PROVIDED DATA =
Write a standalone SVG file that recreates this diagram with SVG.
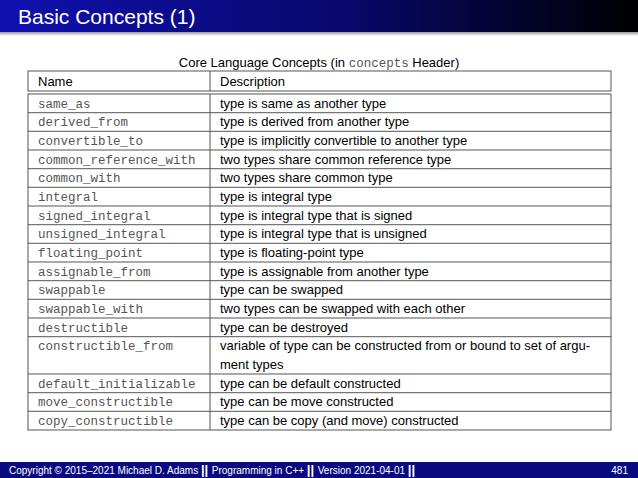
<svg xmlns="http://www.w3.org/2000/svg" width="638" height="478" viewBox="0 0 638 478">
<defs>
<linearGradient id="tg" x1="0" x2="1" y1="0" y2="0"><stop offset="0" stop-color="#1010b0"/><stop offset="0.55" stop-color="#08086a"/><stop offset="1" stop-color="#000000"/></linearGradient>
<linearGradient id="sh" x1="0" x2="0" y1="0" y2="1"><stop offset="0" stop-color="#999"/><stop offset="1" stop-color="#fff"/></linearGradient>
</defs>
<style>
.s{font-family:"Liberation Sans",Arial,sans-serif;font-size:13px;fill:#000}
.m{font-family:"Liberation Mono","Courier New",monospace;font-size:12.5px;fill:#555}
.l{stroke:#555;stroke-width:1;fill:none}
.f{font-family:"Liberation Sans",Arial,sans-serif;font-size:10px;fill:#fff}
</style>
<rect width="638" height="478" fill="#fff"/>
<g id="title"><rect x="0" y="0" width="638" height="32" fill="url(#tg)"/><rect x="0" y="32" width="638" height="4" fill="url(#sh)"/>
<text x="18" y="24" font-family="Liberation Sans,Arial,sans-serif" font-size="21" fill="#fff">Basic Concepts (1)</text></g>
<text class="s" x="319" y="67" text-anchor="middle">Core Language Concepts (in <tspan class="m">concepts</tspan> Header)</text>
<g id="table">
<rect class="l" x="28" y="71" width="583" height="20"/>
<rect class="l" x="28" y="94" width="583" height="336"/>
<line class="l" x1="210" y1="71" x2="210" y2="91"/>
<line class="l" x1="210" y1="94" x2="210" y2="430"/>
<text class="s" x="38" y="86">Name</text><text class="s" x="220" y="86">Description</text>
<g class="l">
<line x1="28" y1="112.7" x2="611" y2="112.7"/><line x1="28" y1="131.3" x2="611" y2="131.3"/><line x1="28" y1="150" x2="611" y2="150"/><line x1="28" y1="168.7" x2="611" y2="168.7"/><line x1="28" y1="187.3" x2="611" y2="187.3"/><line x1="28" y1="206" x2="611" y2="206"/><line x1="28" y1="224.7" x2="611" y2="224.7"/><line x1="28" y1="243.3" x2="611" y2="243.3"/><line x1="28" y1="262" x2="611" y2="262"/><line x1="28" y1="280.7" x2="611" y2="280.7"/><line x1="28" y1="299.3" x2="611" y2="299.3"/><line x1="28" y1="318" x2="611" y2="318"/><line x1="28" y1="336.7" x2="611" y2="336.7"/><line x1="28" y1="374" x2="611" y2="374"/><line x1="28" y1="392.7" x2="611" y2="392.7"/><line x1="28" y1="411.3" x2="611" y2="411.3"/>
</g>
<g class="m">
<text x="38" y="107.5">same_as</text><text x="38" y="126.2">derived_from</text><text x="38" y="144.8">convertible_to</text><text x="38" y="163.5">common_reference_with</text><text x="38" y="182.2">common_with</text><text x="38" y="200.8">integral</text><text x="38" y="219.5">signed_integral</text><text x="38" y="238.2">unsigned_integral</text><text x="38" y="256.8">floating_point</text><text x="38" y="275.5">assignable_from</text><text x="38" y="294.2">swappable</text><text x="38" y="312.8">swappable_with</text><text x="38" y="331.5">destructible</text><text x="38" y="350.2">constructible_from</text><text x="38" y="387.5">default_initializable</text><text x="38" y="406.2">move_constructible</text><text x="38" y="424.8">copy_constructible</text>
</g>
<g class="s">
<text x="220" y="107.5">type is same as another type</text><text x="220" y="126.2">type is derived from another type</text><text x="220" y="144.8">type is implicitly convertible to another type</text><text x="220" y="163.5">two types share common reference type</text><text x="220" y="182.2">two types share common type</text><text x="220" y="200.8">type is integral type</text><text x="220" y="219.5">type is integral type that is signed</text><text x="220" y="238.2">type is integral type that is unsigned</text><text x="220" y="256.8">type is floating-point type</text><text x="220" y="275.5">type is assignable from another type</text><text x="220" y="294.2">type can be swapped</text><text x="220" y="312.8">two types can be swapped with each other</text><text x="220" y="331.5">type can be destroyed</text><text x="220" y="350.2">variable of type can be constructed from or bound to set of argu-</text><text x="220" y="368.8">ment types</text><text x="220" y="387.5">type can be default constructed</text><text x="220" y="406.2">type can be move constructed</text><text x="220" y="424.8">type can be copy (and move) constructed</text>
</g>
</g>
<g id="footer"><rect x="0" y="462" width="638" height="16" fill="#0a0a80"/>
<text class="f" x="9" y="474">Copyright © 2015–2021 Michael D. Adams <tspan font-weight="bold" font-size="13">  ||  </tspan> Programming in C++ <tspan font-weight="bold" font-size="13">  ||  </tspan> Version 2021-04-01 <tspan font-weight="bold" font-size="13">  ||</tspan></text>
<text class="f" x="628" y="474" text-anchor="end">481</text></g>
</svg>
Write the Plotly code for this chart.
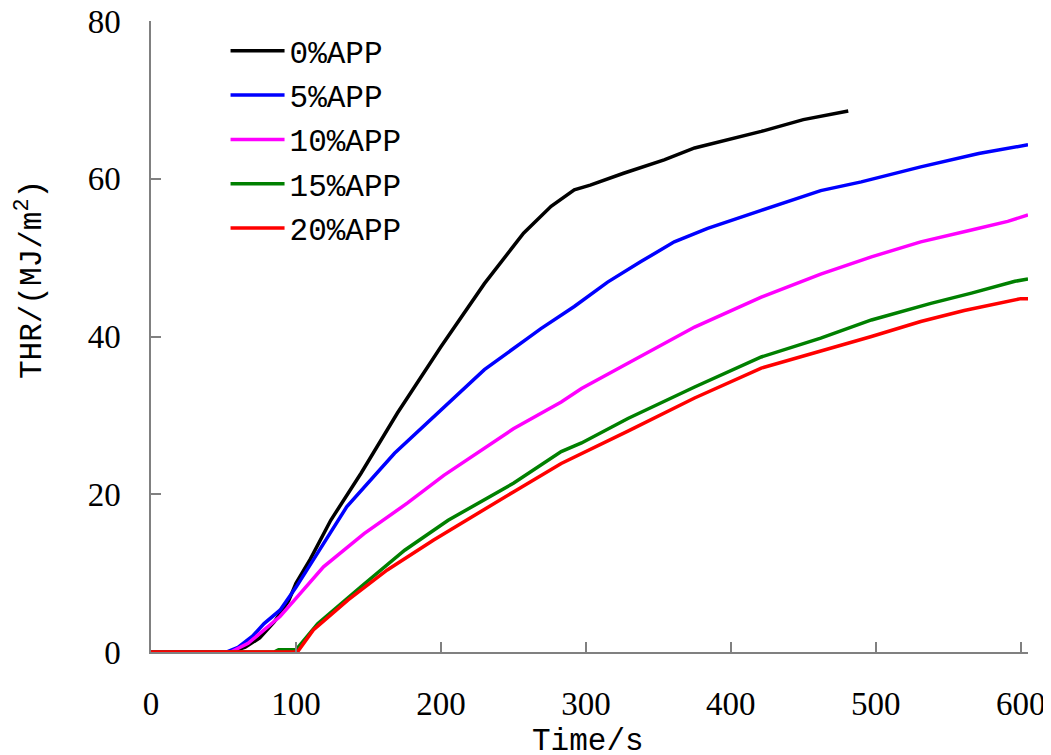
import plotly.graph_objects as go

# ---- data ----
t_0 = [0, 55, 65, 75, 85, 95, 100, 110, 124, 145, 170, 200, 230, 241, 257, 276, 292, 303, 326, 354, 375, 421, 450, 481]
thr_0 = [0, 0, 0.6, 1.8, 3.8, 6.5, 8.7, 11.8, 16.7, 22.7, 30.3, 38.7, 46.7, 49.3, 53.1, 56.5, 58.6, 59.2, 60.7, 62.4, 63.9, 66.0, 67.5, 68.6]

t_5 = [0, 52, 60, 70, 78, 89, 100, 112, 135, 168, 200, 230, 260, 269, 292, 315, 338, 361, 384, 407, 421, 462, 490, 531, 571, 605]
thr_5 = [0, 0, 0.6, 2.0, 3.6, 5.3, 8.2, 11.7, 18.4, 25.2, 30.7, 35.8, 39.8, 41.0, 43.8, 46.9, 49.5, 52.0, 53.7, 55.2, 56.0, 58.5, 59.6, 61.5, 63.2, 64.3]

t_10 = [0, 55, 67, 78, 89, 100, 119, 147, 177, 202, 228, 250, 283, 297, 329, 375, 421, 462, 497, 531, 566, 591, 605]
thr_10 = [0, 0, 1.1, 2.8, 4.5, 6.8, 10.8, 15.0, 18.9, 22.4, 25.6, 28.3, 31.7, 33.4, 36.6, 41.2, 45.0, 47.9, 50.1, 52.0, 53.5, 54.6, 55.4]

t_15 = [0, 85, 88, 100, 101, 115, 145, 175, 205, 250, 283, 297, 329, 375, 421, 462, 497, 538, 566, 596, 605]
thr_15 = [0, 0, 0.3, 0.3, 0.5, 3.6, 8.3, 12.9, 16.7, 21.4, 25.4, 26.5, 29.6, 33.6, 37.4, 39.8, 42.1, 44.2, 45.5, 47.0, 47.3]

t_20 = [0, 101, 112, 136, 163, 195, 250, 283, 329, 375, 421, 462, 497, 531, 561, 600, 605]
thr_20 = [0, 0, 2.8, 6.6, 10.4, 14.2, 20.3, 23.9, 28.0, 32.2, 36.0, 38.1, 40.0, 41.9, 43.3, 44.8, 44.8]

names = ["0%APP", "5%APP", "10%APP", "15%APP", "20%APP"]
colors = ["#000000", "#0000FF", "#FF00FF", "#008000", "#FF0000"]
xs = [t_0, t_5, t_10, t_15, t_20]
ys = [thr_0, thr_5, thr_10, thr_15, thr_20]

x_ticks = [0, 100, 200, 300, 400, 500, 600]
y_ticks = [0, 20, 40, 60, 80]

fig = go.Figure()
for x, y, n, c in zip(xs, ys, names, colors):
    fig.add_trace(go.Scatter(x=x, y=y, mode="lines", name=n, legendgroup=n,
                             line=dict(color=c, width=3.5)))

tick_font = dict(family="Liberation Serif", size=33, color="black")
text_font = dict(family="Liberation Mono", size=31, color="black")

fig.update_layout(
    width=1051, height=755,
    margin=dict(l=143, r=31, t=13, b=111),
    plot_bgcolor="white", paper_bgcolor="white",
    showlegend=True,
    legend=dict(x=0.085, y=0.995, xanchor="left", yanchor="top",
                bgcolor="rgba(0,0,0,0)", font=text_font,
                tracegroupgap=1, itemwidth=54),
    xaxis=dict(range=[0, 605], tickvals=x_ticks, ticks="inside", ticklen=10,
               tickcolor="#808080", tickwidth=1.5, showline=True,
               linecolor="#808080", linewidth=1.5, showgrid=False,
               zeroline=False, tickfont=tick_font, ticklabelstandoff=22,
               automargin=False, ticklabeloverflow="allow"),
    yaxis=dict(range=[0, 80], tickvals=y_ticks, ticks="inside", ticklen=10,
               tickcolor="#808080", tickwidth=1.5, showline=True,
               linecolor="#808080", linewidth=1.5, showgrid=False,
               zeroline=False, tickfont=tick_font, ticklabelstandoff=22,
               automargin=False, ticklabeloverflow="allow"),
    annotations=[
        dict(text="Time/s", xref="paper", yref="paper", x=0.498, y=-0.142,
             xanchor="center", yanchor="middle", showarrow=False, font=text_font),
        dict(text="THR/(MJ/m<sup>2</sup>)", xref="paper", yref="paper",
             x=-0.138, y=0.591, xanchor="center", yanchor="middle",
             textangle=-90, showarrow=False, font=text_font),
    ],
)

fig.write_html("out.html")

YOUR OBJECTIVE = Using the data above, which lines fall from the one with "Write the Plotly code for this chart." through the one with "45.5, 47.0, 47.3]"? Repeat them exactly, ends included, minus any pictures.

ANSWER TO THIS PROBLEM =
Write the Plotly code for this chart.
import plotly.graph_objects as go

# ---- data ----
t_0 = [0, 55, 65, 75, 85, 95, 100, 110, 124, 145, 170, 200, 230, 241, 257, 276, 292, 303, 326, 354, 375, 421, 450, 481]
thr_0 = [0, 0, 0.6, 1.8, 3.8, 6.5, 8.7, 11.8, 16.7, 22.7, 30.3, 38.7, 46.7, 49.3, 53.1, 56.5, 58.6, 59.2, 60.7, 62.4, 63.9, 66.0, 67.5, 68.6]

t_5 = [0, 52, 60, 70, 78, 89, 100, 112, 135, 168, 200, 230, 260, 269, 292, 315, 338, 361, 384, 407, 421, 462, 490, 531, 571, 605]
thr_5 = [0, 0, 0.6, 2.0, 3.6, 5.3, 8.2, 11.7, 18.4, 25.2, 30.7, 35.8, 39.8, 41.0, 43.8, 46.9, 49.5, 52.0, 53.7, 55.2, 56.0, 58.5, 59.6, 61.5, 63.2, 64.3]

t_10 = [0, 55, 67, 78, 89, 100, 119, 147, 177, 202, 228, 250, 283, 297, 329, 375, 421, 462, 497, 531, 566, 591, 605]
thr_10 = [0, 0, 1.1, 2.8, 4.5, 6.8, 10.8, 15.0, 18.9, 22.4, 25.6, 28.3, 31.7, 33.4, 36.6, 41.2, 45.0, 47.9, 50.1, 52.0, 53.5, 54.6, 55.4]

t_15 = [0, 85, 88, 100, 101, 115, 145, 175, 205, 250, 283, 297, 329, 375, 421, 462, 497, 538, 566, 596, 605]
thr_15 = [0, 0, 0.3, 0.3, 0.5, 3.6, 8.3, 12.9, 16.7, 21.4, 25.4, 26.5, 29.6, 33.6, 37.4, 39.8, 42.1, 44.2, 45.5, 47.0, 47.3]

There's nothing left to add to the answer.